[Begin]
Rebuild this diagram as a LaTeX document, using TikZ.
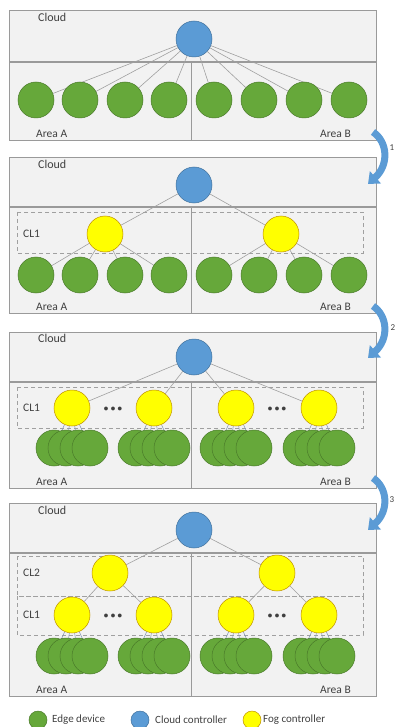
\documentclass[tikz,border=0pt]{standalone}
\usepackage{fontspec}
\setmainfont{Carlito}
\usetikzlibrary{arrows.meta}
\definecolor{panelfill}{HTML}{F2F2F2}
\definecolor{panelline}{HTML}{9A9A9A}
\definecolor{linkgray}{HTML}{A0A0A0}
\definecolor{linkblue}{HTML}{8C9DB8}
\definecolor{dashgray}{HTML}{A0A0A0}
\definecolor{greenfill}{HTML}{66A83A}
\definecolor{greenline}{HTML}{4A7A2A}
\definecolor{bluefill}{HTML}{5B9BD5}
\definecolor{blueline}{HTML}{41719C}
\definecolor{yellowfill}{HTML}{FFFF00}
\definecolor{yellowline}{HTML}{BF9000}
\definecolor{arrowblue}{HTML}{5B9BD5}
\definecolor{textgray}{HTML}{404040}
\pgfdeclarelayer{bg}
\pgfdeclarelayer{edges}
\pgfsetlayers{bg,edges,main}
\newcommand{\mypanel}[3]{%
  \draw[panel] (9,#1) rectangle (376,#2);
  \draw[panel] (9,#2) rectangle (376,#3);
  \draw[panelline, line width=0.8pt] (191,#2) -- (191,#3);
  \draw[panelline, line width=1.4pt] (9,#2) -- (376,#2);}
\begin{document}
\begin{tikzpicture}[x=1pt,y=-1pt,
  edev/.style={circle,draw=greenline,fill=greenfill,minimum size=36pt,inner sep=0pt,line width=0.5pt},
  cctrl/.style={circle,draw=blueline,fill=bluefill,minimum size=36pt,inner sep=0pt,line width=0.5pt},
  fctrl/.style={circle,draw=yellowline,fill=yellowfill,minimum size=36pt,inner sep=0pt,line width=0.5pt},
  link/.style={draw=linkgray,line width=0.6pt},
  slink/.style={draw=linkblue,line width=0.6pt},
  panel/.style={draw=panelline,fill=panelfill,line width=0.8pt},
  cluster/.style={draw=dashgray,dash pattern=on 4pt off 3pt,line width=0.7pt},
  lbl/.style={font=\fontsize{11.5}{13}\selectfont,text=textgray,inner sep=0pt},
  cloudlbl/.style={font=\fontsize{12}{14}\selectfont,text=textgray,inner sep=0pt,anchor=west},
  dots/.style={font=\fontsize{9}{11}\selectfont\bfseries,text=textgray,inner sep=0pt},
  arrowband/.style={draw=arrowblue,line width=7pt,-{Triangle[width=16pt,length=10pt]}},
  stepnum/.style={font=\fontsize{9}{10}\selectfont,text=textgray,inner sep=0pt},
  legdot/.style={circle,minimum size=18pt,inner sep=0pt,line width=0.5pt},
]
\useasboundingbox (0,0) rectangle (396,727);

\begin{pgfonlayer}{bg}
\mypanel{10}{62}{140}
\mypanel{157}{207}{313}
\mypanel{332}{382}{488}
\mypanel{503}{553}{696}
\draw[cluster] (17,212) rectangle (363,253);
\draw[cluster] (17,387) rectangle (363,428);
\draw[cluster] (17,556) rectangle (363,596);
\draw[cluster] (17,596) rectangle (363,635);
\end{pgfonlayer}

% ---------- Panel 1 ----------
\node[cloudlbl] (cl1) at (38,17) {Cloud};
\node[lbl,anchor=west] (aa1) at (36,134) {Area A};
\node[lbl,anchor=east] (ab1) at (351,134) {Area B};
\node[cctrl] (c1) at (194,39) {};
\foreach \i/\x in {1/36,2/80,3/125,4/169,5/214,6/259,7/304,8/349}
  \node[edev] (p1g\i) at (\x,100) {};

% ---------- Panel 2 ----------
\node[cloudlbl] (cl2) at (38,164) {Cloud};
\node[lbl,anchor=west] (aa2) at (36,307) {Area A};
\node[lbl,anchor=east] (ab2) at (351,307) {Area B};
\node[lbl,anchor=west] (k21) at (23,234) {CL1};
\node[cctrl] (c2) at (194,185) {};
\node[fctrl] (p2y1) at (105,234) {};
\node[fctrl] (p2y2) at (281,234) {};
\foreach \i/\x in {1/36,2/80,3/125,4/169,5/214,6/259,7/304,8/349}
  \node[edev] (p2g\i) at (\x,275) {};

% ---------- Panel 3 ----------
\node[cloudlbl] (cl3) at (38,338) {Cloud};
\node[lbl,anchor=west] (aa3) at (36,482) {Area A};
\node[lbl,anchor=east] (ab3) at (351,482) {Area B};
\node[lbl,anchor=west] (k31) at (23,408) {CL1};
\node[cctrl] (c3) at (194,357) {};
\foreach \i/\x in {1/72,2/154,3/236,4/319}{
  \node[fctrl] (p3y\i) at (\x,408) {};
  \foreach \j/\d in {1/-18,2/-6,3/6,4/18}
    \node[edev] (p3g\i\j) at (\x+\d,448) {};
}
\node[dots] (d31) at (113,409) {•\kern2.4pt•\kern2.4pt•};
\node[dots] (d32) at (277,409) {•\kern2.4pt•\kern2.4pt•};

% ---------- Panel 4 ----------
\node[cloudlbl] (cl4) at (38,510) {Cloud};
\node[lbl,anchor=west] (aa4) at (36,690) {Area A};
\node[lbl,anchor=east] (ab4) at (351,690) {Area B};
\node[lbl,anchor=west] (k42) at (23,573) {CL2};
\node[lbl,anchor=west] (k41) at (23,615) {CL1};
\node[cctrl] (c4) at (194,530) {};
\node[fctrl] (p4z1) at (110,573) {};
\node[fctrl] (p4z2) at (277,573) {};
\foreach \i/\x in {1/72,2/154,3/236,4/319}{
  \node[fctrl] (p4y\i) at (\x,615) {};
  \foreach \j/\d in {1/-18,2/-6,3/6,4/18}
    \node[edev] (p4g\i\j) at (\x+\d,656) {};
}
\node[dots] (d41) at (113,616) {•\kern2.4pt•\kern2.4pt•};
\node[dots] (d42) at (277,616) {•\kern2.4pt•\kern2.4pt•};

% ---------- Edges ----------
\begin{pgfonlayer}{edges}
\foreach \i in {1,...,8} \draw[link] (c1) -- (p1g\i);
\draw[link] (c2) -- (p2y1);
\draw[link] (c2) -- (p2y2);
\foreach \i in {1,...,4} \draw[link] (p2y1) -- (p2g\i);
\foreach \i in {5,...,8} \draw[link] (p2y2) -- (p2g\i);
\foreach \i in {1,...,4}{
  \draw[link] (c3) -- (p3y\i);
  \foreach \j in {1,...,4} \draw[slink] (p3y\i) -- (p3g\i\j);
}
\draw[link] (c4) -- (p4z1);
\draw[link] (c4) -- (p4z2);
\draw[link] (p4z1) -- (p4y1);
\draw[link] (p4z1) -- (p4y2);
\draw[link] (p4z2) -- (p4y3);
\draw[link] (p4z2) -- (p4y4);
\foreach \i in {1,...,4}{
  \foreach \j in {1,...,4} \draw[slink] (p4y\i) -- (p4g\i\j);
}
\end{pgfonlayer}

% ---------- Step arrows ----------
\coordinate (a1s) at (373,132);
\coordinate (a1e) at (368,184);
\draw[arrowband] (a1s) .. controls (388,142) and (389,165) .. (a1e);
\node[stepnum] (n1) at (392,148) {1};
\coordinate (a2s) at (373,306);
\coordinate (a2e) at (368,358);
\draw[arrowband] (a2s) .. controls (388,316) and (389,339) .. (a2e);
\node[stepnum] (n2) at (393,328) {2};
\coordinate (a3s) at (373,478);
\coordinate (a3e) at (368,530);
\draw[arrowband] (a3s) .. controls (388,488) and (389,511) .. (a3e);
\node[stepnum] (n3) at (392,500) {3};

% ---------- Legend ----------
\node[legdot,draw=greenline,fill=greenfill] (lg) at (38,720) {};
\node[lbl,anchor=west,font=\fontsize{11}{13}\selectfont] (lgt) at (52,720) {Edge device};
\node[legdot,draw=blueline,fill=bluefill] (lb) at (140,720) {};
\node[lbl,anchor=west,font=\fontsize{11}{13}\selectfont] (lbt) at (155,720) {Cloud controller};
\node[legdot,draw=yellowline,fill=yellowfill] (ly) at (252,720) {};
\node[lbl,anchor=west,font=\fontsize{11}{13}\selectfont] (lyt) at (263,720) {Fog controller};
\end{tikzpicture}
\end{document}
[End]
WORK REQUIRED
Everything from the top line of the data down to and including the line with "(0,0) rectangle (396,727);" is to be copied, except the pictures.

EXERCISE RESPONSE
Rebuild this diagram as a LaTeX document, using TikZ.
\documentclass[tikz,border=0pt]{standalone}
\usepackage{fontspec}
\setmainfont{Carlito}
\usetikzlibrary{arrows.meta}
\definecolor{panelfill}{HTML}{F2F2F2}
\definecolor{panelline}{HTML}{9A9A9A}
\definecolor{linkgray}{HTML}{A0A0A0}
\definecolor{linkblue}{HTML}{8C9DB8}
\definecolor{dashgray}{HTML}{A0A0A0}
\definecolor{greenfill}{HTML}{66A83A}
\definecolor{greenline}{HTML}{4A7A2A}
\definecolor{bluefill}{HTML}{5B9BD5}
\definecolor{blueline}{HTML}{41719C}
\definecolor{yellowfill}{HTML}{FFFF00}
\definecolor{yellowline}{HTML}{BF9000}
\definecolor{arrowblue}{HTML}{5B9BD5}
\definecolor{textgray}{HTML}{404040}
\pgfdeclarelayer{bg}
\pgfdeclarelayer{edges}
\pgfsetlayers{bg,edges,main}
\newcommand{\mypanel}[3]{%
  \draw[panel] (9,#1) rectangle (376,#2);
  \draw[panel] (9,#2) rectangle (376,#3);
  \draw[panelline, line width=0.8pt] (191,#2) -- (191,#3);
  \draw[panelline, line width=1.4pt] (9,#2) -- (376,#2);}
\begin{document}
\begin{tikzpicture}[x=1pt,y=-1pt,
  edev/.style={circle,draw=greenline,fill=greenfill,minimum size=36pt,inner sep=0pt,line width=0.5pt},
  cctrl/.style={circle,draw=blueline,fill=bluefill,minimum size=36pt,inner sep=0pt,line width=0.5pt},
  fctrl/.style={circle,draw=yellowline,fill=yellowfill,minimum size=36pt,inner sep=0pt,line width=0.5pt},
  link/.style={draw=linkgray,line width=0.6pt},
  slink/.style={draw=linkblue,line width=0.6pt},
  panel/.style={draw=panelline,fill=panelfill,line width=0.8pt},
  cluster/.style={draw=dashgray,dash pattern=on 4pt off 3pt,line width=0.7pt},
  lbl/.style={font=\fontsize{11.5}{13}\selectfont,text=textgray,inner sep=0pt},
  cloudlbl/.style={font=\fontsize{12}{14}\selectfont,text=textgray,inner sep=0pt,anchor=west},
  dots/.style={font=\fontsize{9}{11}\selectfont\bfseries,text=textgray,inner sep=0pt},
  arrowband/.style={draw=arrowblue,line width=7pt,-{Triangle[width=16pt,length=10pt]}},
  stepnum/.style={font=\fontsize{9}{10}\selectfont,text=textgray,inner sep=0pt},
  legdot/.style={circle,minimum size=18pt,inner sep=0pt,line width=0.5pt},
]
\useasboundingbox (0,0) rectangle (396,727);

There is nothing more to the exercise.